How light is electromagnetic in nature?

Light is electromagnetic in nature because it is composed of fluctuating electric and magnetic fields that propagate through space as transverse waves, carrying energy from one point to another without the need for a medium.

To understand the electromagnetic nature of light, we must first look at the work of the Scottish physicist James Clerk Maxwell in the 19th century. Prior to his work, electricity and magnetism were considered separate forces. Maxwell's groundbreaking set of four equations, now known as Maxwell's Equations, unified these two forces into a single, comprehensive theory of electromagnetism. 

His equations predicted that a changing electric field would create a magnetic field, and a changing magnetic field would, in turn, create an electric field. This elegant, self-perpetuating cycle of oscillating fields would then travel through space as a wave. Maxwell calculated the speed of this hypothetical electromagnetic wave and found it to be incredibly close to the experimentally measured speed of light. 

This led him to the astonishing conclusion that light itself must be an electromagnetic wave. This was a monumental discovery that laid the foundation for modern physics.

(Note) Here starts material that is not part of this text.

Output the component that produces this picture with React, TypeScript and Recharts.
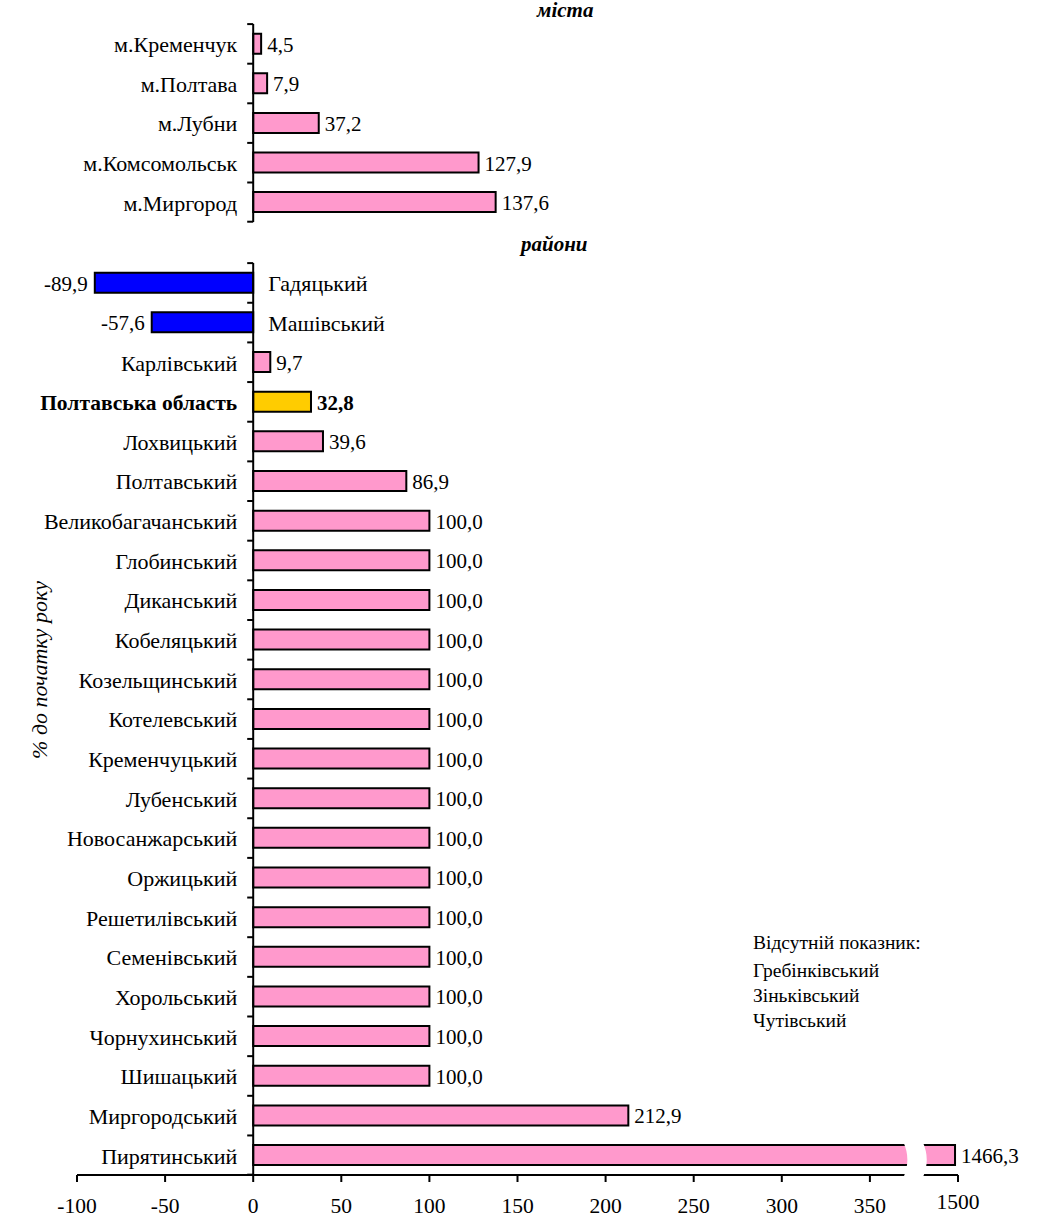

So, what does this actually mean? It means that light is not a simple particle or a mechanical wave that needs a medium to travel, like sound waves. Instead, it is a transverse wave, which means the oscillations of the electric and magnetic fields are perpendicular to the direction of the wave's travel. Imagine a ripple on a pond; the water moves up and down (transverse) while the ripple moves forward. 

Similarly, in an electromagnetic wave, the electric and magnetic fields oscillate at right angles to each other and to the direction of propagation. The entire collection of these waves, from low-frequency radio waves to high-frequency gamma rays, is known as the electromagnetic spectrum. Visible light is just a tiny sliver of this vast spectrum. All these waves, including light, travel at the same speed in a vacuum—the speed of light (c), which is approximately $3 \times 10^8$ meters per second. 

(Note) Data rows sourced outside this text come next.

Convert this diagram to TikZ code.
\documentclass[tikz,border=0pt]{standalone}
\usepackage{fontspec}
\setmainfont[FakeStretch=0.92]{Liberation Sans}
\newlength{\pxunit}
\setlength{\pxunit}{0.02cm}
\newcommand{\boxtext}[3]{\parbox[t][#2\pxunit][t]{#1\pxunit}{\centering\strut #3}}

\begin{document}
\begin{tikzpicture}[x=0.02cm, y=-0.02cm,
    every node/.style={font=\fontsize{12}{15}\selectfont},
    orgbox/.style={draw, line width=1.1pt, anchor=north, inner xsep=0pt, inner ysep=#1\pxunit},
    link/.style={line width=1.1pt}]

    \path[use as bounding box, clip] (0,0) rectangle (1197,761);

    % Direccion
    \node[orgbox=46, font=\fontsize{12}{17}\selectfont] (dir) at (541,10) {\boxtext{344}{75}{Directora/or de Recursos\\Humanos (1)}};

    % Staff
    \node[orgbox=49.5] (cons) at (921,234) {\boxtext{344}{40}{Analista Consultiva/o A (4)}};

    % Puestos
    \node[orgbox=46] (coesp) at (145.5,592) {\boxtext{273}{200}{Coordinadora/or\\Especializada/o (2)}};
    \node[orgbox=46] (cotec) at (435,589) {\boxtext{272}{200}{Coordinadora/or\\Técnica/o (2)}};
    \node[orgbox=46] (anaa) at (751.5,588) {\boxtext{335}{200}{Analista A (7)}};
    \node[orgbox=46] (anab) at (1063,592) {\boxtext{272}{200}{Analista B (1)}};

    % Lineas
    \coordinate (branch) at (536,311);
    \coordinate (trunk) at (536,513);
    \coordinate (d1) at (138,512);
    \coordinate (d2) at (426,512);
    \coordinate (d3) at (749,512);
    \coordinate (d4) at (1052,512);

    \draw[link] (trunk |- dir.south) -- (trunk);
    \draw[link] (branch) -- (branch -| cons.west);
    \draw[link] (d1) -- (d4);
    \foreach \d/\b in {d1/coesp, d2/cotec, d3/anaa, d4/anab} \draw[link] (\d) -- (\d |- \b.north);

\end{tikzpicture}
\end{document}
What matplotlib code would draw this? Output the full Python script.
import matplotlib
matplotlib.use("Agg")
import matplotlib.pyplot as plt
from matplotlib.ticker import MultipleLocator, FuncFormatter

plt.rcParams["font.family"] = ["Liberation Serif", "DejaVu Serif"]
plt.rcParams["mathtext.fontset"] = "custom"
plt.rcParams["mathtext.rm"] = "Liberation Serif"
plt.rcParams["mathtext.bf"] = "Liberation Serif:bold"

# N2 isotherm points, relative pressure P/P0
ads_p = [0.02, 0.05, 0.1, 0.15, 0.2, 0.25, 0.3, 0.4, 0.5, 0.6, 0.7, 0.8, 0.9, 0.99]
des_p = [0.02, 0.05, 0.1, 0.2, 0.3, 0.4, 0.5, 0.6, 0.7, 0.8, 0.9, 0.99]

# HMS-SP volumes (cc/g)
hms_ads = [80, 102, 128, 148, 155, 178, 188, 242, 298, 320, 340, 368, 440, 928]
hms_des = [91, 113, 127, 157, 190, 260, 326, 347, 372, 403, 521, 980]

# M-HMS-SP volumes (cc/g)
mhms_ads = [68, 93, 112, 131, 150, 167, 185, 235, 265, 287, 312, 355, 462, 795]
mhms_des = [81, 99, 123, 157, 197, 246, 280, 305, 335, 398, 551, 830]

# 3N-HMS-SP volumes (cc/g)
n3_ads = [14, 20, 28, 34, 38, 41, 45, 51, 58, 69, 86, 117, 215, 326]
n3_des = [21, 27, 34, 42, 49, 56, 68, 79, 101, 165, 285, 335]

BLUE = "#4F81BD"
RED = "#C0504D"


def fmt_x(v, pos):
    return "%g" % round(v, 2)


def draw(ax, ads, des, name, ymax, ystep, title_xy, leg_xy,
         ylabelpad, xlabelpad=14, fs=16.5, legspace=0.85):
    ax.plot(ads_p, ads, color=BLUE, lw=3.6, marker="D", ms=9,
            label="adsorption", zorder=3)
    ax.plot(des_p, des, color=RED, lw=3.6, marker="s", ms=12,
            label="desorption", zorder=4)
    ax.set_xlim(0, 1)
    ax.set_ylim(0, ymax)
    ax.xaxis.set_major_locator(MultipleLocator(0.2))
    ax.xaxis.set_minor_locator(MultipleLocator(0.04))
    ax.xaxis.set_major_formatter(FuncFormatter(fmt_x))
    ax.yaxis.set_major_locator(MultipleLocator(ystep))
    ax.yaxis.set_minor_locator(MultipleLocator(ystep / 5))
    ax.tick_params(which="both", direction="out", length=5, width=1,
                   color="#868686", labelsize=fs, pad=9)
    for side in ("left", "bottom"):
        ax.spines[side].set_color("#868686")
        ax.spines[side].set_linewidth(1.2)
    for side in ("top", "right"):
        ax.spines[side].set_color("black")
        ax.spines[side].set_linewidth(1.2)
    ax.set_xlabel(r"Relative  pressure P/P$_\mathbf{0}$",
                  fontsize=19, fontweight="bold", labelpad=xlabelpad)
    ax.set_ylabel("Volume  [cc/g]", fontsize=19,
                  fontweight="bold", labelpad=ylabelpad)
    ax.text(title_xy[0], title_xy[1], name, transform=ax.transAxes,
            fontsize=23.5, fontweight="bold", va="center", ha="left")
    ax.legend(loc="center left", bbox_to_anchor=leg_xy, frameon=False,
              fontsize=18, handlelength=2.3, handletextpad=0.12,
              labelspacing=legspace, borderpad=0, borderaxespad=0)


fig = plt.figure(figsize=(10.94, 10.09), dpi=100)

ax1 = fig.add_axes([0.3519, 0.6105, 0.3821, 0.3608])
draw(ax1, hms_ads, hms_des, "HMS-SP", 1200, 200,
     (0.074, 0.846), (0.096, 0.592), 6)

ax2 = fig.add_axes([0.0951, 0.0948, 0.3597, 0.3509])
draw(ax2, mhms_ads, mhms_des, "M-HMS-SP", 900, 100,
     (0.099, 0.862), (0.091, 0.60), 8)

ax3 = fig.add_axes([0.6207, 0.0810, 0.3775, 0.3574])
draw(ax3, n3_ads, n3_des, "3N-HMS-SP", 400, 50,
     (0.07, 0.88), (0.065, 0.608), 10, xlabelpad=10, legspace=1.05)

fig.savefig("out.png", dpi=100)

This speed is a fundamental constant of the universe. The different types of electromagnetic waves, such as radio waves, microwaves, infrared, visible light, ultraviolet, X-rays, and gamma rays, are distinguished from each other by their frequency and wavelength. The wave nature of light explains phenomena like diffraction (the bending of light around obstacles) and interference (the constructive and destructive combination of waves). 

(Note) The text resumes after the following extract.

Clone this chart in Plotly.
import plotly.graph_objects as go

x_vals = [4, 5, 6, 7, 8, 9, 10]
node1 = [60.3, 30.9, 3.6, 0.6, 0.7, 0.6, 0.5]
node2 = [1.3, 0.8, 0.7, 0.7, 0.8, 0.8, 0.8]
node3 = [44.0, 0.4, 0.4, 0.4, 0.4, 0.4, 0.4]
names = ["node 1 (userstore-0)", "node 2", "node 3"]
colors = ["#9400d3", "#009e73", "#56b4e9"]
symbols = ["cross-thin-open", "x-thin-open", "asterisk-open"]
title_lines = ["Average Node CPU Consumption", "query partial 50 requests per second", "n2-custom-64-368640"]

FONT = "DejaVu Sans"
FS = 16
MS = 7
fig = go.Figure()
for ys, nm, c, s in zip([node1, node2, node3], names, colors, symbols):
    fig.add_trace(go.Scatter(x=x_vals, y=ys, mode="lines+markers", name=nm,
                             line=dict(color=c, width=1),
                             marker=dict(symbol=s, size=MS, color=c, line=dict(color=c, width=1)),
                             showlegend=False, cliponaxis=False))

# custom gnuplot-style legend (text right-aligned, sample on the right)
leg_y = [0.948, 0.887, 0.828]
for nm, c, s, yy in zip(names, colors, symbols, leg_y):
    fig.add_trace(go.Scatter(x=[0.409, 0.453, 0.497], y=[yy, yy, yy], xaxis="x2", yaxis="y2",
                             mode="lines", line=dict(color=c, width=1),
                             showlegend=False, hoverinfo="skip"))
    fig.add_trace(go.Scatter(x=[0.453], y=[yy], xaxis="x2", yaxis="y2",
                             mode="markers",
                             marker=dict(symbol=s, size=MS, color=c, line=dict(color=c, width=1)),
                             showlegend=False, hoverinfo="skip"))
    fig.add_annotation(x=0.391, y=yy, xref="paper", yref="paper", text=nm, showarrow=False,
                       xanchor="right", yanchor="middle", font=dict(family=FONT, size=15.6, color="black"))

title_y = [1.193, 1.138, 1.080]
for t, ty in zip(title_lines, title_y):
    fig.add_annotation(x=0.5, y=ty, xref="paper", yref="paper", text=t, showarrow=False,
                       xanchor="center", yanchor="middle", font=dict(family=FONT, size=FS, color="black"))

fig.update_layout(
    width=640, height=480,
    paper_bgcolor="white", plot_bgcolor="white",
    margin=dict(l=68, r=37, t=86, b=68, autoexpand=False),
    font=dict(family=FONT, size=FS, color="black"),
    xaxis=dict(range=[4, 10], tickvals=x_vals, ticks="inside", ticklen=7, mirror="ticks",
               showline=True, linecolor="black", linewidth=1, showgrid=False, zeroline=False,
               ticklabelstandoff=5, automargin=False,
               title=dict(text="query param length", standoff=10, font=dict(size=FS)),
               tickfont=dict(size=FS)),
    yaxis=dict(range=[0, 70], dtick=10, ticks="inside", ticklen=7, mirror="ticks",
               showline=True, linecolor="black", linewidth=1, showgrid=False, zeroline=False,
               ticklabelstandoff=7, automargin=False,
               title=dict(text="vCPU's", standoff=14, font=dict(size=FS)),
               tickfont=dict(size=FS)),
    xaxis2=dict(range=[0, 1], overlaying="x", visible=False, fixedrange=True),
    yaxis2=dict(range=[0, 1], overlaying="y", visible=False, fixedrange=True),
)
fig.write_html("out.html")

While the wave model is essential, it's also important to note that light has a dual nature—it can also behave as a particle, a concept known as the photon, which explains phenomena like the photoelectric effect. This wave-particle duality is a cornerstone of quantum mechanics, but the fundamental understanding of light's electromagnetic nature remains the foundation for almost all of our modern technology, from telecommunications to medical imaging.